There's something reassuringly old-fashioned about The Last Mistress. Whilst Breillat has established a reputation in previous films as a provocateur, this is a costume drama and love story. There's more rogueishness in an old lady's claim that she's from the 18th Century, not the 19th, and they did things differently back in the old days, than in any of the film's occasional sex scenes.

The film tells of the ten year love affair between Ryno de Marigny and Vellini, a sultry Malagan. There's is a tempestuous love-hate relationship. Despite the fact that Ryno marries the improbably beautiful Hermangarde, and they secrete themselves away in a castle on a rocky coast, the ghost of his former lover lurks in the wings. Ryno and Vellini's love story will never have a cheesy ending: if they seperate they would appear to be going against nature; if they are together it is in the face of society. Breillat's film has both a jaundiced and a celebratory take on love: it's a never ending chapter of accidents which inevitably leads to pain and suffering; but it's also the only thing which really makes life worth living. The apotheosis of love is sex, and whilst the sex scenes have no shock value at all, in contrast to the scenes which made the director's reputation in previous films, they reek of an overpowering intimacy which can only be achieved when minds, as well as bodies, meet.

Besides its take on love, The Last Mistress is also an old fashioned celebration of the beauty of its stars. Fu'ad Ait Aattou, as Ryno, is a man-boy, with ornate lips which the cinematography falls for in much the same way as his future grandmother does, as she listens, sprawled in her armchair, to the tale of his love affair with Vellini. Roxane Mesquida, as Hermangarde, has the kind of radiance which some thought had died on a cliff with Grace Kelly. And as Vellini, Asia Argento once again shows her star quality: a quality that comes about not so much as a result of the talent of the acting, but a force of personality that seems to travel out of the screen, borne on rays of transparent light.

Breillat's film luxuriates in all this, as do the three older characters who punctuate the story, leeching life vicariously from the travails of the young.
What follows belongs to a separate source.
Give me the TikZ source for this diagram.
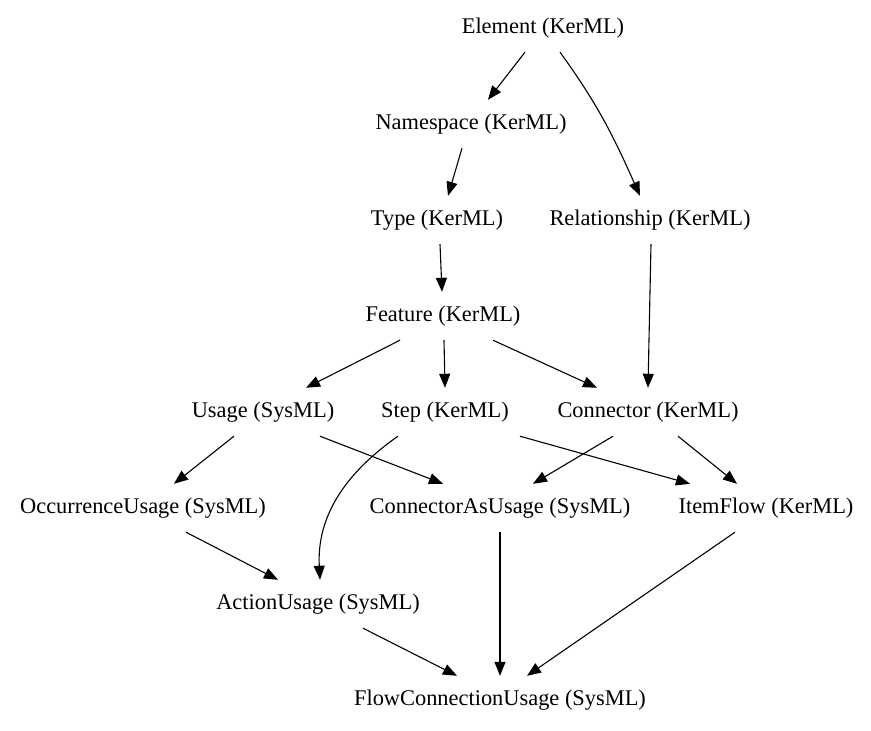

The perfunctory ending seems to suggest that the narrative, whilst intruiging, is not of such great import. What counts is the ceaseless game of love. There's a hint of Swann and Odette, another great Parisian love story, in Ryno's passion for Vellini. The Last Mistress makes no pretensions to be avant garde and breaks no taboos. Rather, it draws its strength from what is timeless, capturing emotions from the past which are as powerful now as they were then, and will always be.